Duke DBGroup Logo

Data-intensive Computing Systems
Programming Assignment

Course information
Course schedule and notes
Assignments
Readings
Project
Extra Materials
This Programming Assignment has three parts A, B, and C.

Part A

In this part, you will write a MapReduce program to do word count (i.e., count the number of occurrences of each word) for the datasets obtained by uncompressing one or more of the compressed files found in the Freebase Data Dump. Add a combiner to your program.

Part B

In this part, you will write MapReduce programs to process the two datasets given at: Wikipedia page-to-page link database.
  1. Write a MapReduce program that will output all pages with no outlinks.
  2. Write a MapReduce program that will output all pages with no inlinks.

Part C

This part involves some fun MapReduce processing using the White House Visitor Log. You can find the dataset at:
http://www.whitehouse.gov/files/disclosures/visitors/WhiteHouse-WAVES-Released-0827.csv

First download this dataset and copy it to HDFS. Use the copyFromLocal command.
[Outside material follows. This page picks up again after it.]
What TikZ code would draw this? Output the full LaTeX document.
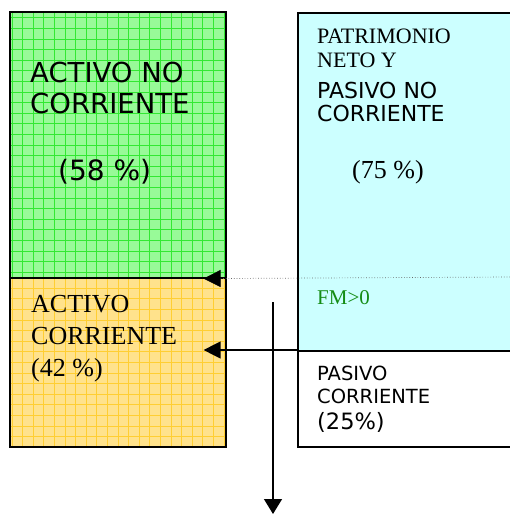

The attributes in this dataset are described at:
http://www.whitehouse.gov/files/disclosures/visitors/WhiteHouse-WAVES-Key-1209.txt
Also, you can see a spreadsheet of the data at:
http://www.whitehouse.gov/briefing-room/disclosures/visitor-records

You are required to write efficient MapReduce programs to find the following information:

(i) The 10 most frequent visitors (NAMELAST, NAMEFIRST, NAMEMID) to the White House.

(ii) The 10 most frequently visited people (visitee_namelast, visitee_namefirst) in the White House.

(iii) The 10 most frequent visitor-visitee combinations.

Throughout this programming assignment, do not limit your programs to run with a single reduce task only.